Letizia case: business vehicles at risk in owners’ Arizona bankruptcy filing

Towed Limo

Under a recent Arizona bankruptcy decision, a business’s vehicles could be at risk in the business owner’s bankruptcy case.

Letizia Case

On January 14, 2014, Judge Haines held in the Letizia case that debtors in a bankruptcy case, who had conducted business as sole proprietors, could not use Arizona’s personal vehicle exemptions for vehicles that were primarily used for business purposes. Rather, the debtors could use Arizona’s “tools of trade” exemption for the vehicles. The Court made clear that even though the debtors were not conducting business through a formal business entity (e.g. an LLC), the Arizona bankruptcy exemption for vehicles may only be applied to vehicles used primarily for personal or household purposes.

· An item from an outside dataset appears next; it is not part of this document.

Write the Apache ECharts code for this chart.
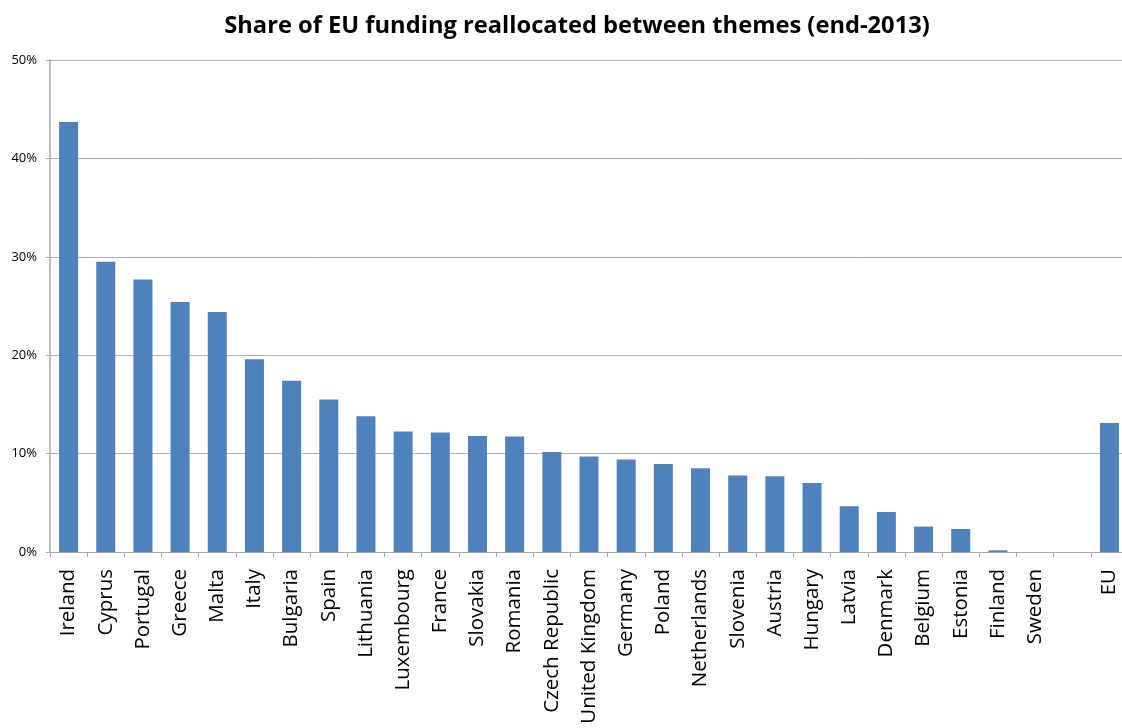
<!DOCTYPE html>
<html>
<head>
<meta charset="utf-8">
<title>Share of EU funding reallocated between themes (end-2013)</title>
<script src="https://cdn.jsdelivr.net/npm/echarts@6/dist/echarts.min.js"></script>
<style>
  html, body { margin: 0; padding: 0; background: #ffffff; overflow: hidden; }
  /* The drawing is a little wider than the window, so the plot runs past the right edge. */
  #chart { width: 1128px; height: 728px; }
</style>
</head>
<body>
<div id="chart"></div>
<script>
// Member states ordered by share reallocated; a blank slot separates the EU total.
const categories = [
  'Ireland', 'Cyprus', 'Portugal', 'Greece', 'Malta', 'Italy', 'Bulgaria',
  'Spain', 'Lithuania', 'Luxembourg', 'France', 'Slovakia', 'Romania',
  'Czech Republic', 'United Kingdom', 'Germany', 'Poland', 'Netherlands',
  'Slovenia', 'Austria', 'Hungary', 'Latvia', 'Denmark', 'Belgium',
  'Estonia', 'Finland', 'Sweden', '', 'EU'
];

// Share of EU funding reallocated between themes, in percent.
const shares = [
  43.7, 29.5, 27.7, 25.4, 24.4, 19.6, 17.4,
  15.5, 13.8, 12.25, 12.15, 11.8, 11.75,
  10.15, 9.7, 9.4, 8.95, 8.5,
  7.77, 7.7, 7.0, 4.65, 4.07, 2.58,
  2.34, 0.17, 0, null, 13.1
];

// Value axis ticks (percent).
const yMin = 0;
const yMax = 50;
const yStep = 10;

const chart = echarts.init(document.getElementById('chart'), null, { renderer: 'canvas' });

chart.setOption({
  backgroundColor: '#ffffff',
  animation: false,
  title: {
    text: 'Share of EU funding reallocated between themes (end-2013)',
    left: 572,
    textAlign: 'center',
    top: 9,
    textStyle: {
      fontFamily: 'Open Sans',
      fontWeight: 'bold',
      fontSize: 23.7,
      color: '#000000'
    }
  },
  grid: {
    left: 50,
    right: 0,
    top: 60,
    bottom: 176
  },
  xAxis: {
    type: 'category',
    data: categories,
    boundaryGap: true,
    axisLine: { show: true, lineStyle: { color: '#a6a6a6', width: 1 } },
    axisTick: { show: true, length: 5, interval: 0, lineStyle: { color: '#a6a6a6' } },
    axisLabel: {
      interval: 0,
      rotate: 90,
      margin: 17,
      fontFamily: 'Open Sans',
      fontSize: 20.5,
      color: '#000000'
    },
    splitLine: { show: false }
  },
  yAxis: {
    type: 'value',
    min: yMin,
    max: yMax,
    interval: yStep,
    axisLine: { show: true, lineStyle: { color: '#bfbfbf', width: 2 } },
    axisTick: { show: true, length: 4, lineStyle: { color: '#a6a6a6' } },
    axisLabel: {
      formatter: '{value}%',
      margin: 13,
      fontFamily: 'Open Sans',
      fontSize: 13,
      color: '#000000'
    },
    splitLine: { show: true, lineStyle: { color: '#b0b0b0', width: 1 } }
  },
  series: [{
    type: 'bar',
    data: shares,
    barWidth: 19,
    itemStyle: {
      color: '#4f81bd'
    }
  }]
});
</script>
</body>
</html>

See In re Letizia, 2014 Bankr. LEXIS 179 (Bankr. D. Ariz. Jan. 14, 2014).

Arizona Exemptions

Arizona law requires its residents to use state law exemptions, and those exemptions permit individual debtors in bankruptcy to keep certain assets through the bankruptcy process. As of this date, debtors in Arizona are each permitted to exempt $6,000 in equity in a vehicle (the value of a vehicle minus any loans). And, debtors are each permitted to exempt $5,000 in “tools of trade” that generally include tools, equipment, client lists, and intellectual property that are primarily used by debtors to conduct business activities.

Why it Matters

The Letizia case is significant because without proper planning, a bankruptcy filer could be unexpectedly forced to turnover a vehicle or business assets. It is critical that a potential bankruptcy filer work with a qualified Arizona bankruptcy attorney to analyze business versus personal asset issues and to properly apply exemptions.